» **Given instruction**
Leave out the images; return the rest of the data exactly.

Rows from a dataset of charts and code

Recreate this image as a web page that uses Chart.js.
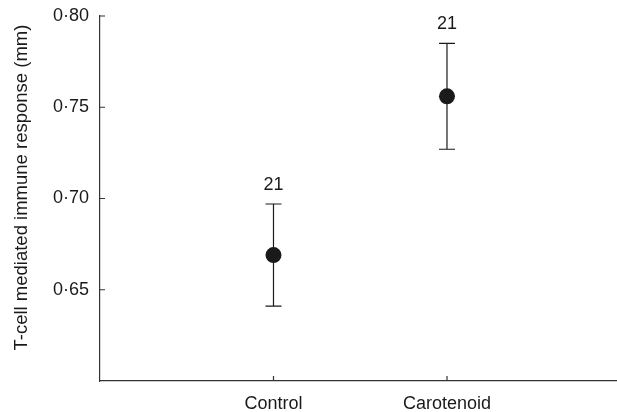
<!DOCTYPE html>
<html>
<head>
<meta charset="UTF-8">
<title>T-cell response</title>
<style>
  html, body { margin: 0; padding: 0; background: #fff; overflow: hidden; }
  .chartBox { position: absolute; left: 0; top: 0; width: 617px; height: 412px; }
</style>
</head>
<body>
<div class="chartBox">
  <canvas id="myChart"></canvas>
</div>
<script src="https://cdn.jsdelivr.net/npm/chart.js"></script>
<script>
// data
const categories = ['Control', 'Carotenoid'];
const means = [0.669, 0.756];
const lower = [0.641, 0.727];
const upper = [0.697, 0.785];
const sampleSizes = [21, 21];
const yTicks = [0.65, 0.70, 0.75, 0.80];
const yTitle = 'T-cell mediated immune response (mm)';

const ink = '#1a1a1a';
const fontFamily = '"Liberation Sans", Arial, Helvetica, sans-serif';

function fmt(v) {
  return v.toFixed(2).replace('.', '\u00B7');
}

// error bars, inward tick marks, n labels and the y title
const extras = {
  id: 'extras',
  beforeDatasetsDraw(chart) {
    const ctx = chart.ctx;
    const x = chart.scales.x, y = chart.scales.y;
    ctx.save();
    ctx.strokeStyle = ink;
    ctx.lineWidth = 1.2;
    categories.forEach((c, i) => {
      const px = x.getPixelForValue(i + 1);
      const top = y.getPixelForValue(upper[i]);
      const bot = y.getPixelForValue(lower[i]);
      ctx.beginPath();
      ctx.moveTo(px, top); ctx.lineTo(px, bot);
      ctx.moveTo(px - 8, top); ctx.lineTo(px + 8, top);
      ctx.moveTo(px - 8, bot); ctx.lineTo(px + 8, bot);
      ctx.stroke();
    });
    ctx.restore();
  },
  afterDatasetsDraw(chart) {
    const ctx = chart.ctx;
    const x = chart.scales.x, y = chart.scales.y;
    const area = chart.chartArea;
    ctx.save();
    ctx.strokeStyle = '#333';
    ctx.lineWidth = 1.2;
    ctx.beginPath();
    yTicks.forEach(v => {
      const py = y.getPixelForValue(v);
      ctx.moveTo(area.left, py); ctx.lineTo(area.left + 5, py);
    });
    categories.forEach((c, i) => {
      const px = x.getPixelForValue(i + 1);
      ctx.moveTo(px, area.bottom); ctx.lineTo(px, area.bottom - 5);
    });
    ctx.stroke();

    ctx.fillStyle = ink;
    ctx.font = '18px ' + fontFamily;
    ctx.textAlign = 'center';
    ctx.textBaseline = 'middle';
    categories.forEach((c, i) => {
      const px = x.getPixelForValue(i + 1);
      const top = y.getPixelForValue(upper[i]);
      ctx.fillText(String(sampleSizes[i]), px, top - 19);
    });

    // y title, a bit above the middle of the axis as in the figure
    ctx.translate(22, area.top + (area.bottom - area.top) * 0.47);
    ctx.rotate(-Math.PI / 2);
    ctx.font = '18.5px ' + fontFamily;
    ctx.fillText(yTitle, 0, 0);
    ctx.restore();
  }
};

const data = {
  datasets: [{
    data: categories.map((c, i) => ({ x: i + 1, y: means[i] })),
    pointRadius: 8,
    pointHoverRadius: 8,
    backgroundColor: ink,
    borderWidth: 0
  }]
};

const config = {
  type: 'scatter',
  data,
  options: {
    responsive: true,
    maintainAspectRatio: false,
    animation: false,
    layout: { autoPadding: false, padding: { top: 16, right: 0, bottom: 0, left: 0 } },
    plugins: {
      legend: { display: false },
      tooltip: { enabled: false }
    },
    scales: {
      x: {
        type: 'linear',
        min: 0,
        max: 2.98,
        grid: { display: false, drawTicks: false },
        border: { display: true, color: '#333', width: 1.2 },
        afterBuildTicks: s => { s.ticks = categories.map((c, i) => ({ value: i + 1 })); },
        afterFit: s => { s.height = 31; s.paddingLeft = 0; s.paddingRight = 0; },
        ticks: {
          padding: 12,
          color: ink,
          font: { family: fontFamily, size: 18 },
          callback: v => categories[v - 1]
        }
      },
      y: {
        min: 0.60,
        max: 0.80,
        grid: { display: false, drawTicks: false },
        border: { display: true, color: '#333', width: 1.2 },
        afterBuildTicks: s => { s.ticks = yTicks.map(v => ({ value: v })); },
        afterFit: s => { s.width = 100; s.paddingTop = 0; s.paddingBottom = 0; },
        ticks: {
          padding: 11,
          color: ink,
          font: { family: fontFamily, size: 18 },
          callback: v => fmt(v)
        }
      }
    }
  },
  plugins: [extras]
};

const myChart = new Chart(document.getElementById('myChart'), config);
</script>
</body>
</html>
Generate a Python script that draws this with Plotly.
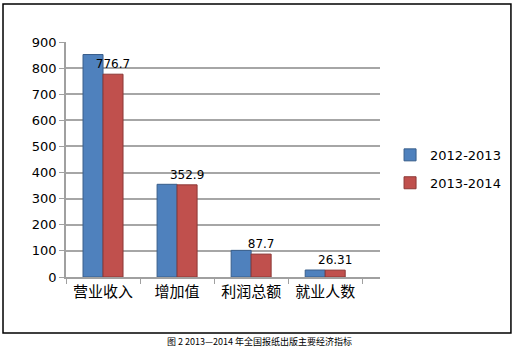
import plotly.graph_objects as go

categories = ["营业收入", "增加值", "利润总额", "就业人数"]
series_names = ["2012-2013", "2013-2014"]
values_2012_2013 = [852.0, 355.0, 102.0, 26.7]
values_2013_2014 = [776.7, 352.9, 87.7, 26.31]
label_2013_2014 = ["776.7", "352.9", "87.7", "26.31"]
y_ticks = [0, 100, 200, 300, 400, 500, 600, 700, 800, 900]
caption = "图 2 2013—2014 年全国报纸出版主要经济指标"

FONT = "DejaVu Sans, Noto Sans CJK SC, sans-serif"
CJK = "Noto Sans CJK SC, sans-serif"

fig = go.Figure()
fig.add_trace(go.Bar(
    x=categories, y=values_2012_2013, name=series_names[0],
    marker=dict(color="#4F81BD", line=dict(color="#385D8A", width=1)),
    legendgroup="a",
))
fig.add_trace(go.Bar(
    x=categories, y=values_2013_2014, name=series_names[1],
    marker=dict(color="#C0504D", line=dict(color="#8C3836", width=1)),
    text=label_2013_2014, textposition="outside", cliponaxis=False,
    constraintext="none",
    textfont=dict(family=FONT, size=12, color="#000000"),
    legendgroup="b",
))

fig.update_layout(
    width=518, height=359, autosize=False,
    margin=dict(l=66, r=138, t=42, b=82, autoexpand=False),
    paper_bgcolor="white", plot_bgcolor="white",
    barmode="group", bargap=0.46, bargroupgap=0,
    font=dict(family=FONT, color="#000000"),
    showlegend=True,
    legend=dict(xref="container", x=0.753, y=0.46, xanchor="left", yanchor="middle",
                font=dict(family=FONT, size=13, color="#000000"),
                tracegroupgap=8, bgcolor="rgba(0,0,0,0)"),
    xaxis=dict(
        range=[-0.5, 3.74], showgrid=False,
        showline=True, linecolor="#A0A0A0", linewidth=1.5,
        ticks="outside", tickson="boundaries", ticklen=5, tickcolor="#A0A0A0",
        tickfont=dict(family=CJK, size=15, color="#000000"),
    ),
    yaxis=dict(
        range=[0, 900], tickvals=y_ticks,
        showgrid=True, gridcolor="#A6A6A6", gridwidth=1.5,
        showline=True, linecolor="#A0A0A0", linewidth=1.5,
        ticks="outside", ticklen=5, tickcolor="#A0A0A0",
        tickfont=dict(family=FONT, size=13, color="#000000"),
        zeroline=False,
    ),
    shapes=[dict(type="rect", xref="paper", yref="paper",
                 x0=-0.2006, x1=1.417, y0=-0.238, y1=1.1617,
                 line=dict(color="#000000", width=1.5), fillcolor="rgba(0,0,0,0)")],
    annotations=[dict(text=caption, xref="paper", yref="paper",
                      x=0.615, y=-0.31, showarrow=False,
                      font=dict(family=CJK, size=9, color="#000000"))],
)

fig.write_html("out.html",
               config={"responsive": False, "displayModeBar": False},
               post_script="document.body.style.margin='0';document.body.style.overflow='hidden';")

» **Task response**
Recreate this image as a web page that uses Chart.js.
<!DOCTYPE html>
<html>
<head>
<meta charset="UTF-8">
<title>T-cell response</title>
<style>
  html, body { margin: 0; padding: 0; background: #fff; overflow: hidden; }
  .chartBox { position: absolute; left: 0; top: 0; width: 617px; height: 412px; }
</style>
</head>
<body>
<div class="chartBox">
  <canvas id="myChart"></canvas>
</div>
<script src="https://cdn.jsdelivr.net/npm/chart.js"></script>
<script>
// data
const categories = ['Control', 'Carotenoid'];
const means = [0.669, 0.756];
const lower = [0.641, 0.727];
const upper = [0.697, 0.785];
const sampleSizes = [21, 21];
const yTicks = [0.65, 0.70, 0.75, 0.80];
const yTitle = 'T-cell mediated immune response (mm)';

const ink = '#1a1a1a';
const fontFamily = '"Liberation Sans", Arial, Helvetica, sans-serif';

function fmt(v) {
  return v.toFixed(2).replace('.', '\u00B7');
}

// error bars, inward tick marks, n labels and the y title
const extras = {
  id: 'extras',
  beforeDatasetsDraw(chart) {
    const ctx = chart.ctx;
    const x = chart.scales.x, y = chart.scales.y;
    ctx.save();
    ctx.strokeStyle = ink;
    ctx.lineWidth = 1.2;
    categories.forEach((c, i) => {
      const px = x.getPixelForValue(i + 1);
      const top = y.getPixelForValue(upper[i]);
      const bot = y.getPixelForValue(lower[i]);
      ctx.beginPath();
      ctx.moveTo(px, top); ctx.lineTo(px, bot);
      ctx.moveTo(px - 8, top); ctx.lineTo(px + 8, top);
      ctx.moveTo(px - 8, bot); ctx.lineTo(px + 8, bot);
      ctx.stroke();
    });
    ctx.restore();
  },
  afterDatasetsDraw(chart) {
    const ctx = chart.ctx;
    const x = chart.scales.x, y = chart.scales.y;
    const area = chart.chartArea;
    ctx.save();
    ctx.strokeStyle = '#333';
    ctx.lineWidth = 1.2;
    ctx.beginPath();
    yTicks.forEach(v => {
      const py = y.getPixelForValue(v);
      ctx.moveTo(area.left, py); ctx.lineTo(area.left + 5, py);
    });
    categories.forEach((c, i) => {
      const px = x.getPixelForValue(i + 1);
      ctx.moveTo(px, area.bottom); ctx.lineTo(px, area.bottom - 5);
    });
    ctx.stroke();

    ctx.fillStyle = ink;
    ctx.font = '18px ' + fontFamily;
    ctx.textAlign = 'center';
    ctx.textBaseline = 'middle';
    categories.forEach((c, i) => {
      const px = x.getPixelForValue(i + 1);
      const top = y.getPixelForValue(upper[i]);
      ctx.fillText(String(sampleSizes[i]), px, top - 19);
    });

    // y title, a bit above the middle of the axis as in the figure
    ctx.translate(22, area.top + (area.bottom - area.top) * 0.47);
    ctx.rotate(-Math.PI / 2);
    ctx.font = '18.5px ' + fontFamily;
    ctx.fillText(yTitle, 0, 0);
    ctx.restore();
  }
};

const data = {
  datasets: [{
    data: categories.map((c, i) => ({ x: i + 1, y: means[i] })),
    pointRadius: 8,
    pointHoverRadius: 8,
    backgroundColor: ink,
    borderWidth: 0
  }]
};

const config = {
  type: 'scatter',
  data,
  options: {
    responsive: true,
    maintainAspectRatio: false,
    animation: false,
    layout: { autoPadding: false, padding: { top: 16, right: 0, bottom: 0, left: 0 } },
    plugins: {
      legend: { display: false },
      tooltip: { enabled: false }
    },
    scales: {
      x: {
        type: 'linear',
        min: 0,
        max: 2.98,
        grid: { display: false, drawTicks: false },
        border: { display: true, color: '#333', width: 1.2 },
        afterBuildTicks: s => { s.ticks = categories.map((c, i) => ({ value: i + 1 })); },
        afterFit: s => { s.height = 31; s.paddingLeft = 0; s.paddingRight = 0; },
        ticks: {
          padding: 12,
          color: ink,
          font: { family: fontFamily, size: 18 },
          callback: v => categories[v - 1]
        }
      },
      y: {
        min: 0.60,
        max: 0.80,
        grid: { display: false, drawTicks: false },
        border: { display: true, color: '#333', width: 1.2 },
        afterBuildTicks: s => { s.ticks = yTicks.map(v => ({ value: v })); },
        afterFit: s => { s.width = 100; s.paddingTop = 0; s.paddingBottom = 0; },
        ticks: {
          padding: 11,
          color: ink,
          font: { family: fontFamily, size: 18 },
          callback: v => fmt(v)
        }
      }
    }
  },
  plugins: [extras]
};

const myChart = new Chart(document.getElementById('myChart'), config);
</script>
</body>
</html>
Generate a Python script that draws this with Plotly.
import plotly.graph_objects as go

categories = ["营业收入", "增加值", "利润总额", "就业人数"]
series_names = ["2012-2013", "2013-2014"]
values_2012_2013 = [852.0, 355.0, 102.0, 26.7]
values_2013_2014 = [776.7, 352.9, 87.7, 26.31]
label_2013_2014 = ["776.7", "352.9", "87.7", "26.31"]
y_ticks = [0, 100, 200, 300, 400, 500, 600, 700, 800, 900]
caption = "图 2 2013—2014 年全国报纸出版主要经济指标"

FONT = "DejaVu Sans, Noto Sans CJK SC, sans-serif"
CJK = "Noto Sans CJK SC, sans-serif"

fig = go.Figure()
fig.add_trace(go.Bar(
    x=categories, y=values_2012_2013, name=series_names[0],
    marker=dict(color="#4F81BD", line=dict(color="#385D8A", width=1)),
    legendgroup="a",
))
fig.add_trace(go.Bar(
    x=categories, y=values_2013_2014, name=series_names[1],
    marker=dict(color="#C0504D", line=dict(color="#8C3836", width=1)),
    text=label_2013_2014, textposition="outside", cliponaxis=False,
    constraintext="none",
    textfont=dict(family=FONT, size=12, color="#000000"),
    legendgroup="b",
))

fig.update_layout(
    width=518, height=359, autosize=False,
    margin=dict(l=66, r=138, t=42, b=82, autoexpand=False),
    paper_bgcolor="white", plot_bgcolor="white",
    barmode="group", bargap=0.46, bargroupgap=0,
    font=dict(family=FONT, color="#000000"),
    showlegend=True,
    legend=dict(xref="container", x=0.753, y=0.46, xanchor="left", yanchor="middle",
                font=dict(family=FONT, size=13, color="#000000"),
                tracegroupgap=8, bgcolor="rgba(0,0,0,0)"),
    xaxis=dict(
        range=[-0.5, 3.74], showgrid=False,
        showline=True, linecolor="#A0A0A0", linewidth=1.5,
        ticks="outside", tickson="boundaries", ticklen=5, tickcolor="#A0A0A0",
        tickfont=dict(family=CJK, size=15, color="#000000"),
    ),
    yaxis=dict(
        range=[0, 900], tickvals=y_ticks,
        showgrid=True, gridcolor="#A6A6A6", gridwidth=1.5,
        showline=True, linecolor="#A0A0A0", linewidth=1.5,
        ticks="outside", ticklen=5, tickcolor="#A0A0A0",
        tickfont=dict(family=FONT, size=13, color="#000000"),
        zeroline=False,
    ),
    shapes=[dict(type="rect", xref="paper", yref="paper",
                 x0=-0.2006, x1=1.417, y0=-0.238, y1=1.1617,
                 line=dict(color="#000000", width=1.5), fillcolor="rgba(0,0,0,0)")],
    annotations=[dict(text=caption, xref="paper", yref="paper",
                      x=0.615, y=-0.31, showarrow=False,
                      font=dict(family=CJK, size=9, color="#000000"))],
)

fig.write_html("out.html",
               config={"responsive": False, "displayModeBar": False},
               post_script="document.body.style.margin='0';document.body.style.overflow='hidden';")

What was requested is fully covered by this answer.